* [SET PROBLEM]:
Drop every picture. Then return, exactly, the lines from the beginning of the listing below through the one containing "d3.scaleLinear().domain([0, 20]).range([plot.bottom, plot.top]);".

* [RAW DATA]:
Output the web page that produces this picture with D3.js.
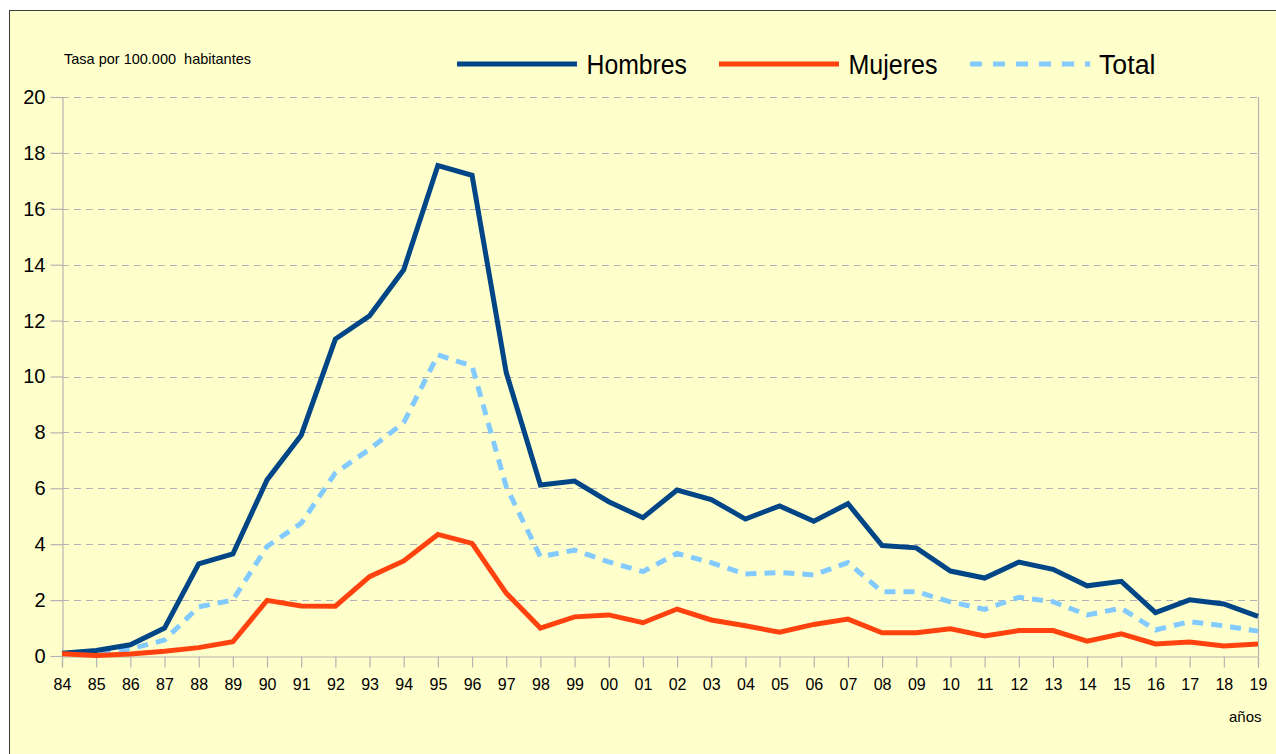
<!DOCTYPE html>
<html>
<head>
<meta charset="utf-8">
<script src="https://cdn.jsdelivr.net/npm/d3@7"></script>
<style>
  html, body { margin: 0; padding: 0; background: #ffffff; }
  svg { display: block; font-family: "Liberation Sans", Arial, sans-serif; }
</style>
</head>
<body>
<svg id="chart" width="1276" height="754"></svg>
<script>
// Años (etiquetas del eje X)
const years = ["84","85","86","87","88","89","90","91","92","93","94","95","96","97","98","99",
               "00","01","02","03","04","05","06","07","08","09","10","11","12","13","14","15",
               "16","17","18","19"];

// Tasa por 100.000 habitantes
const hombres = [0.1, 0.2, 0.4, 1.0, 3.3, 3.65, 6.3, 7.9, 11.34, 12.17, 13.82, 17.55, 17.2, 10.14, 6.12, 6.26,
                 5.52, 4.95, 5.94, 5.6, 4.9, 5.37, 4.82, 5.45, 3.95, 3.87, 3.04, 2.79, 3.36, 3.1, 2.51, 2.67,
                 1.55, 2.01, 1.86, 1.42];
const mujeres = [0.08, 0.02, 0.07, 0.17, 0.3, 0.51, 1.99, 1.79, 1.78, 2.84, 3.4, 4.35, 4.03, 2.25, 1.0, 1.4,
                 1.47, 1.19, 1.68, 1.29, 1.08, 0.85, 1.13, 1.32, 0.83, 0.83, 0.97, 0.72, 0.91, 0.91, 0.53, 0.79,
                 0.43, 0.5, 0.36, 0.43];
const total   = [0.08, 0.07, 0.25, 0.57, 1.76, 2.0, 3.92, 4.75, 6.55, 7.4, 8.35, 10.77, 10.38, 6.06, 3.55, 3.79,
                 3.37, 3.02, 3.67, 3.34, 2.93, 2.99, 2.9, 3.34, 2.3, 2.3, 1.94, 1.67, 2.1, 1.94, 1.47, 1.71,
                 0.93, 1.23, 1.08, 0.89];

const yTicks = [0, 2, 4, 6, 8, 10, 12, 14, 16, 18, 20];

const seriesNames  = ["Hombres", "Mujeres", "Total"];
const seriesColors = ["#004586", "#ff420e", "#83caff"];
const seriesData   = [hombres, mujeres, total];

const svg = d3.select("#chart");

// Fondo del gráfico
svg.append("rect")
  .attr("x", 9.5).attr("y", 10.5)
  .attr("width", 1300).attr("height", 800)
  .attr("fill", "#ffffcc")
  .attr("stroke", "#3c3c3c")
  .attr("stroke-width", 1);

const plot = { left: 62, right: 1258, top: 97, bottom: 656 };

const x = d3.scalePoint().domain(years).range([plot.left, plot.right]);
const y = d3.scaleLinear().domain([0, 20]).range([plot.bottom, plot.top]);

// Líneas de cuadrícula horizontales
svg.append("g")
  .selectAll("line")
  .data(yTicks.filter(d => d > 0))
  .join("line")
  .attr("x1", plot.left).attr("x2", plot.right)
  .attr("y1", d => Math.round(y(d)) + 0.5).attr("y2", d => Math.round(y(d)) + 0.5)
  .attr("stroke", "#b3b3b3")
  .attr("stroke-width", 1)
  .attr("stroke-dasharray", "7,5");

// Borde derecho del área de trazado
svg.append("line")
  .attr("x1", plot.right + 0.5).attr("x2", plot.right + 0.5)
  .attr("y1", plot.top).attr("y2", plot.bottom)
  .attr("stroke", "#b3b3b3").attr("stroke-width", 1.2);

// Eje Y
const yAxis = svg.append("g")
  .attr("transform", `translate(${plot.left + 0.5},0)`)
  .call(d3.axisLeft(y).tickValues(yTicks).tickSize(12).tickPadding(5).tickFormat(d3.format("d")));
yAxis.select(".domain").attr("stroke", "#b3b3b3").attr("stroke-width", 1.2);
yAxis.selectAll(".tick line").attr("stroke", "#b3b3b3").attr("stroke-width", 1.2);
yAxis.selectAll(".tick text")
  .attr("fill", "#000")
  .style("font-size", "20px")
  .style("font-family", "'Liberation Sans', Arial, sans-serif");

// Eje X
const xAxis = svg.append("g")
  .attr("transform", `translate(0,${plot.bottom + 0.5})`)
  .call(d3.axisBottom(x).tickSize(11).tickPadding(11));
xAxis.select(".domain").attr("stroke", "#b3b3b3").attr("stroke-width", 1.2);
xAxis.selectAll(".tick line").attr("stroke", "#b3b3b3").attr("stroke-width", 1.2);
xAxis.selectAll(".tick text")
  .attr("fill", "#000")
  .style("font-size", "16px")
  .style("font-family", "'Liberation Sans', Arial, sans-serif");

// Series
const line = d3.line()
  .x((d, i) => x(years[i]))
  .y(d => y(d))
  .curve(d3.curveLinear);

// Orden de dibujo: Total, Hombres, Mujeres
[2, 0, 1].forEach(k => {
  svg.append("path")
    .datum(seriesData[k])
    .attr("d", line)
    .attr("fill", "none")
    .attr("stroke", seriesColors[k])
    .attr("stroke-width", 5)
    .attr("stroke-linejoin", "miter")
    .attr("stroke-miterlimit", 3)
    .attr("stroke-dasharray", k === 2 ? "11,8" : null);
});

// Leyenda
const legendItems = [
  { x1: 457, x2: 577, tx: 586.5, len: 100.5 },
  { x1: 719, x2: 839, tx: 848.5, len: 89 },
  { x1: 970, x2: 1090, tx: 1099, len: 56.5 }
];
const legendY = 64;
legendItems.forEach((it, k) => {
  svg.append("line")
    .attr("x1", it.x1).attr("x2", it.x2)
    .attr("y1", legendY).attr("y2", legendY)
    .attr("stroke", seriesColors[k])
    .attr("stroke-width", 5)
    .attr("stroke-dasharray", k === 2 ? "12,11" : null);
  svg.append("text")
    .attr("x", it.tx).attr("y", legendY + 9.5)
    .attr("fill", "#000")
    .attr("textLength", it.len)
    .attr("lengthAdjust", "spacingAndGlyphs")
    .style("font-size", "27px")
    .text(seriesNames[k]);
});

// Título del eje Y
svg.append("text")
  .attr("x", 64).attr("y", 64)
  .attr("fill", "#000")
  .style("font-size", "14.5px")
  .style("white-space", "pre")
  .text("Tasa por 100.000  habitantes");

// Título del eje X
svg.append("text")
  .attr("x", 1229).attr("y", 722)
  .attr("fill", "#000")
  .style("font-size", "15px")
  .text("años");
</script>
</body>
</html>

* [FINAL RESULT]:
Output the web page that produces this picture with D3.js.
<!DOCTYPE html>
<html>
<head>
<meta charset="utf-8">
<script src="https://cdn.jsdelivr.net/npm/d3@7"></script>
<style>
  html, body { margin: 0; padding: 0; background: #ffffff; }
  svg { display: block; font-family: "Liberation Sans", Arial, sans-serif; }
</style>
</head>
<body>
<svg id="chart" width="1276" height="754"></svg>
<script>
// Años (etiquetas del eje X)
const years = ["84","85","86","87","88","89","90","91","92","93","94","95","96","97","98","99",
               "00","01","02","03","04","05","06","07","08","09","10","11","12","13","14","15",
               "16","17","18","19"];

// Tasa por 100.000 habitantes
const hombres = [0.1, 0.2, 0.4, 1.0, 3.3, 3.65, 6.3, 7.9, 11.34, 12.17, 13.82, 17.55, 17.2, 10.14, 6.12, 6.26,
                 5.52, 4.95, 5.94, 5.6, 4.9, 5.37, 4.82, 5.45, 3.95, 3.87, 3.04, 2.79, 3.36, 3.1, 2.51, 2.67,
                 1.55, 2.01, 1.86, 1.42];
const mujeres = [0.08, 0.02, 0.07, 0.17, 0.3, 0.51, 1.99, 1.79, 1.78, 2.84, 3.4, 4.35, 4.03, 2.25, 1.0, 1.4,
                 1.47, 1.19, 1.68, 1.29, 1.08, 0.85, 1.13, 1.32, 0.83, 0.83, 0.97, 0.72, 0.91, 0.91, 0.53, 0.79,
                 0.43, 0.5, 0.36, 0.43];
const total   = [0.08, 0.07, 0.25, 0.57, 1.76, 2.0, 3.92, 4.75, 6.55, 7.4, 8.35, 10.77, 10.38, 6.06, 3.55, 3.79,
                 3.37, 3.02, 3.67, 3.34, 2.93, 2.99, 2.9, 3.34, 2.3, 2.3, 1.94, 1.67, 2.1, 1.94, 1.47, 1.71,
                 0.93, 1.23, 1.08, 0.89];

const yTicks = [0, 2, 4, 6, 8, 10, 12, 14, 16, 18, 20];

const seriesNames  = ["Hombres", "Mujeres", "Total"];
const seriesColors = ["#004586", "#ff420e", "#83caff"];
const seriesData   = [hombres, mujeres, total];

const svg = d3.select("#chart");

// Fondo del gráfico
svg.append("rect")
  .attr("x", 9.5).attr("y", 10.5)
  .attr("width", 1300).attr("height", 800)
  .attr("fill", "#ffffcc")
  .attr("stroke", "#3c3c3c")
  .attr("stroke-width", 1);

const plot = { left: 62, right: 1258, top: 97, bottom: 656 };

const x = d3.scalePoint().domain(years).range([plot.left, plot.right]);
const y = d3.scaleLinear().domain([0, 20]).range([plot.bottom, plot.top]);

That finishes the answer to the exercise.